> [WRITTEN PROBLEM]
Find each line containing the string "that". Copy it.
* begin EXERCISE MATERIAL *
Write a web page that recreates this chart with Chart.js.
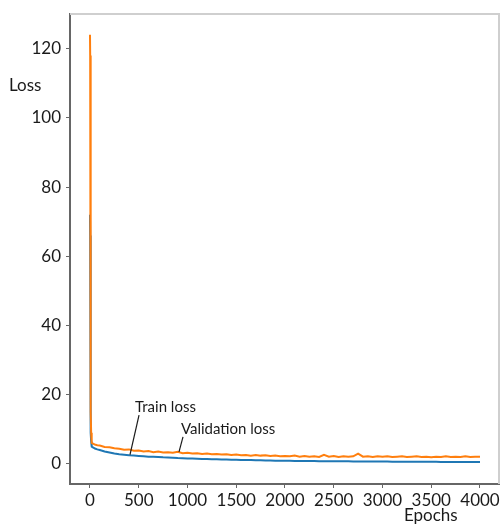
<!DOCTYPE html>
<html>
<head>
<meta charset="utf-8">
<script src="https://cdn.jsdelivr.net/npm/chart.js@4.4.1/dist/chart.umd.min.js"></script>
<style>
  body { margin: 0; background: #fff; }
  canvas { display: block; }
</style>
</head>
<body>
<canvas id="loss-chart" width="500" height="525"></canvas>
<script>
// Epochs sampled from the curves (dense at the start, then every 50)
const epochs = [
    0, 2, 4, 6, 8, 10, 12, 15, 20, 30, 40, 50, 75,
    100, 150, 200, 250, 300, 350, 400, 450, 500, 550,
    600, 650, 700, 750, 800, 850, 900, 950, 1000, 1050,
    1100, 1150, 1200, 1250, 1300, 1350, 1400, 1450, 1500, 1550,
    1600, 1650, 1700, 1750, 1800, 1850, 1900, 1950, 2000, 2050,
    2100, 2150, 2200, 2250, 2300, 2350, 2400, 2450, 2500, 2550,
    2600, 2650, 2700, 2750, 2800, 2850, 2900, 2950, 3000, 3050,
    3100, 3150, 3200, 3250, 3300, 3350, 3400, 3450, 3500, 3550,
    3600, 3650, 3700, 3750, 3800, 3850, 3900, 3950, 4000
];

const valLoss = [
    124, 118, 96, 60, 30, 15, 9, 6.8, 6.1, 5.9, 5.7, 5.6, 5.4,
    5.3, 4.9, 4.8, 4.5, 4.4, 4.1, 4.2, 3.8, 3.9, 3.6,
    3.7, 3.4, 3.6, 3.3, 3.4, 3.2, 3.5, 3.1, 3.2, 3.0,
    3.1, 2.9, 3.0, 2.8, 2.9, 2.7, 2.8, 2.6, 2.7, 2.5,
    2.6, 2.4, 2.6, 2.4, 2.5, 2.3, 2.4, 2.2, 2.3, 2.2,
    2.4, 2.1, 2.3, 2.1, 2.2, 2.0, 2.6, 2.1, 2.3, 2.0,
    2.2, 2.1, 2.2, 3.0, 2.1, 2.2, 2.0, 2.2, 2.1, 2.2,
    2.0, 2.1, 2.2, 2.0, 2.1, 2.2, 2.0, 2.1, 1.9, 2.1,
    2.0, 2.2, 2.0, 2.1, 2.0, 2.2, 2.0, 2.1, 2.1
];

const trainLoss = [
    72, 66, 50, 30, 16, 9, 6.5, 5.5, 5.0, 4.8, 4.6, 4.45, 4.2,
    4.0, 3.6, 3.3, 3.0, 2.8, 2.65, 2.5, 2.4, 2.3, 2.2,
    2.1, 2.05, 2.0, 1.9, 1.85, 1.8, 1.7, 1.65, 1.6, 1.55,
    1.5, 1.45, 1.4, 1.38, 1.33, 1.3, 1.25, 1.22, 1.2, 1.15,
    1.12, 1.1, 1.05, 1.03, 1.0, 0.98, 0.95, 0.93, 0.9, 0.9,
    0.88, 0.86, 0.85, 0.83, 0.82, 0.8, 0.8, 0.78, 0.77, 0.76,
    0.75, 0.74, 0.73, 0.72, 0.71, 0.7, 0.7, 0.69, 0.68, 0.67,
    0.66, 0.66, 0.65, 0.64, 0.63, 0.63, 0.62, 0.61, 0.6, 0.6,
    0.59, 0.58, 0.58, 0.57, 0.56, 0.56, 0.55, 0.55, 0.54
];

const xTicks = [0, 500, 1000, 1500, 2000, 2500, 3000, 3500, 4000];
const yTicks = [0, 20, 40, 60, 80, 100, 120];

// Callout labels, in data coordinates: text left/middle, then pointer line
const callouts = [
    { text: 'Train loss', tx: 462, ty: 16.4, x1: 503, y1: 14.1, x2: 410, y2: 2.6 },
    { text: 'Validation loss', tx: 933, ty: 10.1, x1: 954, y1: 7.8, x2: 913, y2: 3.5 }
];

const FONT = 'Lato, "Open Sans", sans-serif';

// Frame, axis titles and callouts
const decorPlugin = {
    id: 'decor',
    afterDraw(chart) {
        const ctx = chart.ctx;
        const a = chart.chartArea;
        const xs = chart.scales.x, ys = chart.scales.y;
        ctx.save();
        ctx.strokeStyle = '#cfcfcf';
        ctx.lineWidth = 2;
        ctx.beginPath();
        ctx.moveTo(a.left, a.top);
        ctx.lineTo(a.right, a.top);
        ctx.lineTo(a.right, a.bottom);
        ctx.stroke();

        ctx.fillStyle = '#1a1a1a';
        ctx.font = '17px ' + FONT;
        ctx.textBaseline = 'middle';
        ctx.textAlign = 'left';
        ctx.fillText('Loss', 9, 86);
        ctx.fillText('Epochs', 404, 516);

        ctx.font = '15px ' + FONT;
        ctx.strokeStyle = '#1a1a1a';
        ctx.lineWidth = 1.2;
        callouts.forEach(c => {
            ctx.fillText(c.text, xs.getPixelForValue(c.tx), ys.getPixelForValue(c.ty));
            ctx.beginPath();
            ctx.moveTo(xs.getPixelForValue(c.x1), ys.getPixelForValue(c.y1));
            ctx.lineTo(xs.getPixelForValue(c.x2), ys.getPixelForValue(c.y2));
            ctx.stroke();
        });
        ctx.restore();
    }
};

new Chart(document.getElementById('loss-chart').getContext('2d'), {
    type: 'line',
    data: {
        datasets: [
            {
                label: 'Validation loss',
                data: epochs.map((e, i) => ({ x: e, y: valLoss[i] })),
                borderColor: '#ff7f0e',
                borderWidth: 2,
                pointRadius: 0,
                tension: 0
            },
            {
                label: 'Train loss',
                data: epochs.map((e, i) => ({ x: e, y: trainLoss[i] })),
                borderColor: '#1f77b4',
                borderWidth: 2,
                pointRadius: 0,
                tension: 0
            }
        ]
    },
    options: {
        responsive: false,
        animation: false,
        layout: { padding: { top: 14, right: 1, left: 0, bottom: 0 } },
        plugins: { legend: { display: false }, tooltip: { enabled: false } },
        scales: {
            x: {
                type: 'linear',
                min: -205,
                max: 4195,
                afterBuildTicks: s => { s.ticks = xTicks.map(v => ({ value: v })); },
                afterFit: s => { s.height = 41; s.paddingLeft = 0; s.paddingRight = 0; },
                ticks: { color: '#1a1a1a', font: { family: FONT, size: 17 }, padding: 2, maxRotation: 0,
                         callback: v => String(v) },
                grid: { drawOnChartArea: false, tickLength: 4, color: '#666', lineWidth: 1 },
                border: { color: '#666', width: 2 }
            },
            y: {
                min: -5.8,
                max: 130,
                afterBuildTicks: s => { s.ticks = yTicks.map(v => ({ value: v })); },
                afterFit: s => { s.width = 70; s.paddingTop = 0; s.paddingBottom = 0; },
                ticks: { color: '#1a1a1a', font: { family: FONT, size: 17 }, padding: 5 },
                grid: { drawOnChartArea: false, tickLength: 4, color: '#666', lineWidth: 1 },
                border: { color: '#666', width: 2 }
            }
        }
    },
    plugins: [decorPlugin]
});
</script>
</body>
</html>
* end EXERCISE MATERIAL *
* begin EXERCISE MATERIAL *
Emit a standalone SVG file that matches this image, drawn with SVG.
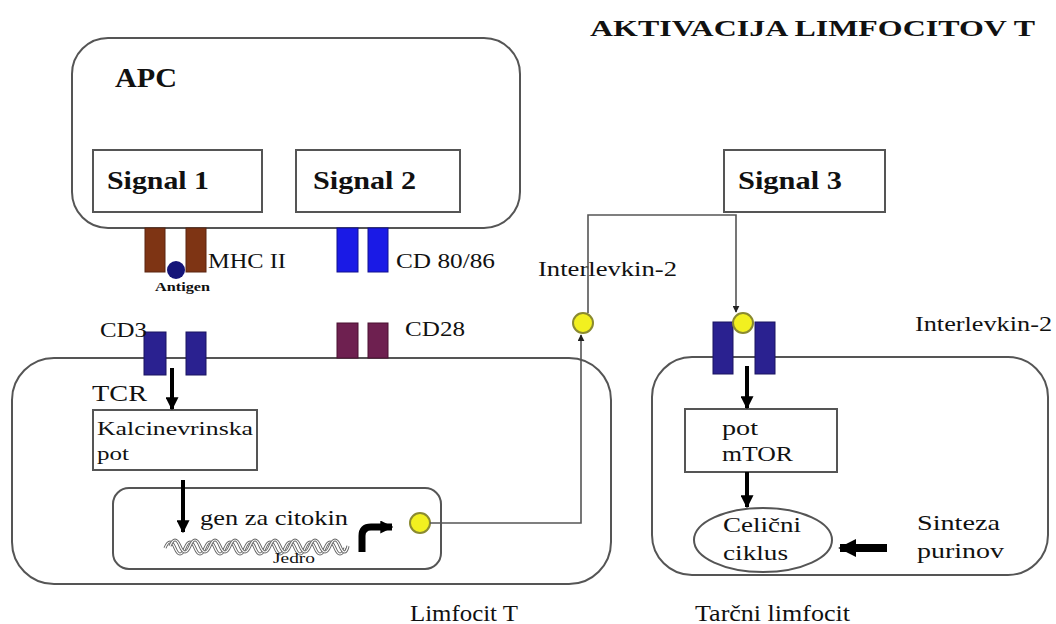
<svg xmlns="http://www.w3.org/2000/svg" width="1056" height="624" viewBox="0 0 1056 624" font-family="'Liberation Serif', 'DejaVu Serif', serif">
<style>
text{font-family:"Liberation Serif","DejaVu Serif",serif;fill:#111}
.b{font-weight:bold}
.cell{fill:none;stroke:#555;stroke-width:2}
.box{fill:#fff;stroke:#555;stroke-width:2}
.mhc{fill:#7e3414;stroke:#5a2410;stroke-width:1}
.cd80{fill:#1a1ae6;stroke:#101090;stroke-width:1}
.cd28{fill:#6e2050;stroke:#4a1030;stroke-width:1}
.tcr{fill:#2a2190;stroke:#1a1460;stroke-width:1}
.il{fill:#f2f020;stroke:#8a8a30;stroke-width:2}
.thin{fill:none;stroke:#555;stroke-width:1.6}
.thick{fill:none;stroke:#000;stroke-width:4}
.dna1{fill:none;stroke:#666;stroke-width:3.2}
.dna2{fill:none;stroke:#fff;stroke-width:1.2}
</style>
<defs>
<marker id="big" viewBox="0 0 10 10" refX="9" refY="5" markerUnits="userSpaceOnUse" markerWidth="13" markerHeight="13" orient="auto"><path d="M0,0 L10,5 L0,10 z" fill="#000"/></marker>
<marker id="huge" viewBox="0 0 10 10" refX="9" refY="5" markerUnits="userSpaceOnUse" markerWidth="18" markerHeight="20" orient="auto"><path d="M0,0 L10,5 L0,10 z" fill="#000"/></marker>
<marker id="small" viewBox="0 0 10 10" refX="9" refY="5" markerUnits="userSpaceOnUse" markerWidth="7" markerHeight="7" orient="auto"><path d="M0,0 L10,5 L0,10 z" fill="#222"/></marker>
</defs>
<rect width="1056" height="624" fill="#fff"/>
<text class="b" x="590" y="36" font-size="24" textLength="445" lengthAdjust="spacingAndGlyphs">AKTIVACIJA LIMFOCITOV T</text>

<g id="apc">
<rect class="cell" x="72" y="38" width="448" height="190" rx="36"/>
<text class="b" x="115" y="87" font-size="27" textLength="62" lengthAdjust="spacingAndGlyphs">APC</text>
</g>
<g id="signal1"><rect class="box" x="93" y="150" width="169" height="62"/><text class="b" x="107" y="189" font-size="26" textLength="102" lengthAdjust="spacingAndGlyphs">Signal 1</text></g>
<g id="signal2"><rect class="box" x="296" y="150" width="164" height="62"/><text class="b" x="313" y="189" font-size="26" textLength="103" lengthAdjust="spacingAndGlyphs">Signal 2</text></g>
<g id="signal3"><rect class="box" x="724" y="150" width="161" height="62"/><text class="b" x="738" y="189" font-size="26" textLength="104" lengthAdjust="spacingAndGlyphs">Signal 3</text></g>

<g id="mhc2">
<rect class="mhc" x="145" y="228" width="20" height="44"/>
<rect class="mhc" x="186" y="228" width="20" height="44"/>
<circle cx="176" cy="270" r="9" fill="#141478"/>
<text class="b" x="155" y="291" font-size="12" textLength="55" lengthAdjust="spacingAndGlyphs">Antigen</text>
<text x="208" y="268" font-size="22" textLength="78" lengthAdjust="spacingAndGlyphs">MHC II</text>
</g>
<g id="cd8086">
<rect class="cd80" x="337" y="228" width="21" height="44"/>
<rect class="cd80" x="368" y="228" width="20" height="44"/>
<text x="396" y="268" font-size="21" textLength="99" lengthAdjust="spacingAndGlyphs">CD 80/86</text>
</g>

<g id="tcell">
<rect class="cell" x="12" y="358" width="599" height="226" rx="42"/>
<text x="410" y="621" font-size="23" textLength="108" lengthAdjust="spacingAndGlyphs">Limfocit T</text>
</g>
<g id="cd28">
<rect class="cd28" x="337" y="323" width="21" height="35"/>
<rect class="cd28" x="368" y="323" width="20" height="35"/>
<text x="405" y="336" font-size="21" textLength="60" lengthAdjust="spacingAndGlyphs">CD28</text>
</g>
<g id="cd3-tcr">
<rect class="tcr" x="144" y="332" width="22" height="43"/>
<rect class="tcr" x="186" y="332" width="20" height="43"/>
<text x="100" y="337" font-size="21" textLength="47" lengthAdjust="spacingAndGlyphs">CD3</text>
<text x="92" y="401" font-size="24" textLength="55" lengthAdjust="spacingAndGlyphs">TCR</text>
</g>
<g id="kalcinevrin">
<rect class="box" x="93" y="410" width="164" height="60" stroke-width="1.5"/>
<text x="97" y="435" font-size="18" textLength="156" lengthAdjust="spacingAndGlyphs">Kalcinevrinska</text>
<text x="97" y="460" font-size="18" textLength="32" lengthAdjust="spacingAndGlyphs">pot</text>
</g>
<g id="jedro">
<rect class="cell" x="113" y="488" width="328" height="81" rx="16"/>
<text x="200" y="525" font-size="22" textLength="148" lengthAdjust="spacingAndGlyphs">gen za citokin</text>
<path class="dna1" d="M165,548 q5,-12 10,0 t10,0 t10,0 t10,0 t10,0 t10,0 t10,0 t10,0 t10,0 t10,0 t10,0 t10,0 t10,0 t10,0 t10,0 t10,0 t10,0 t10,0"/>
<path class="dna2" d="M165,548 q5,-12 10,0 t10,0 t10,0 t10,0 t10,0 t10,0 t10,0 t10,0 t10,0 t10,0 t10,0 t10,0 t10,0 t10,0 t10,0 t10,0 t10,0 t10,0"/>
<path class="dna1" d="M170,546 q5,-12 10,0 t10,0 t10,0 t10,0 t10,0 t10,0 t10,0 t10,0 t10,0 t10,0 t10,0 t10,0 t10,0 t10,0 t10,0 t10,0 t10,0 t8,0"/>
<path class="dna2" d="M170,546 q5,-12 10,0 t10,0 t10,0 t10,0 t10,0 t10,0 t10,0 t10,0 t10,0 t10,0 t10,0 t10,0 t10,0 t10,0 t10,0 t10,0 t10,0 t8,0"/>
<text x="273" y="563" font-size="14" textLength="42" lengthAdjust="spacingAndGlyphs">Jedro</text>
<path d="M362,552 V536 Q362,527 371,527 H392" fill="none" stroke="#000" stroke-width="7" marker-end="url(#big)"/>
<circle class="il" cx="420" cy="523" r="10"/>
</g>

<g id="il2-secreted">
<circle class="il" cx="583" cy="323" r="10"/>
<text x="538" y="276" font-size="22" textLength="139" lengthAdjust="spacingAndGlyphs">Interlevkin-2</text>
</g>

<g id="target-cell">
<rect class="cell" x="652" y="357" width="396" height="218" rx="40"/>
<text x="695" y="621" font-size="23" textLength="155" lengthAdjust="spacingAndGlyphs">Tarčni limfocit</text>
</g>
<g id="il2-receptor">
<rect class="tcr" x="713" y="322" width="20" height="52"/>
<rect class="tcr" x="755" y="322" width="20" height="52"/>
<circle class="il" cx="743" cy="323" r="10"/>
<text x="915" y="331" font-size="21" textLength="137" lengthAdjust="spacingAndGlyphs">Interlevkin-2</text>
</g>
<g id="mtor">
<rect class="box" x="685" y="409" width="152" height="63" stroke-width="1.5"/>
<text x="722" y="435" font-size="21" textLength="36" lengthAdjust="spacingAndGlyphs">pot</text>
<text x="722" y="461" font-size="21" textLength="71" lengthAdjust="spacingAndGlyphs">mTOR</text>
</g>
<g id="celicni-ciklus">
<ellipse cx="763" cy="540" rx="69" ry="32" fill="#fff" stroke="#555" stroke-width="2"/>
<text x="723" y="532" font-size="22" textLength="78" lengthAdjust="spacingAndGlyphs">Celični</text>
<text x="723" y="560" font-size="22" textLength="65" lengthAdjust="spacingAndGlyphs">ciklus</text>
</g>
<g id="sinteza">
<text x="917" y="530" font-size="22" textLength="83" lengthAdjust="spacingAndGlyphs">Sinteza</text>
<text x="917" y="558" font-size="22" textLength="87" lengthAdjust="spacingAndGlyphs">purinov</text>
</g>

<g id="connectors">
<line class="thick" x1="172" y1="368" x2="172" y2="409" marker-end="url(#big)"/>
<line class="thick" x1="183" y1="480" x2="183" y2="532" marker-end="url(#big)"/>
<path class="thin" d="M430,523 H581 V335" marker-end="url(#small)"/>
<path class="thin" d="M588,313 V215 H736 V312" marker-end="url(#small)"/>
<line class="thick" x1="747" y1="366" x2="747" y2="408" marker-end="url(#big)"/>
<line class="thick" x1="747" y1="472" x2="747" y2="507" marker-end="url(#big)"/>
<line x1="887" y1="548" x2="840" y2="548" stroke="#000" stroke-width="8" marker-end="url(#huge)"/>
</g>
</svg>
* end EXERCISE MATERIAL *
> [THE REPLY]
Write a web page that recreates this chart with Chart.js.
Emit a standalone SVG file that matches this image, drawn with SVG.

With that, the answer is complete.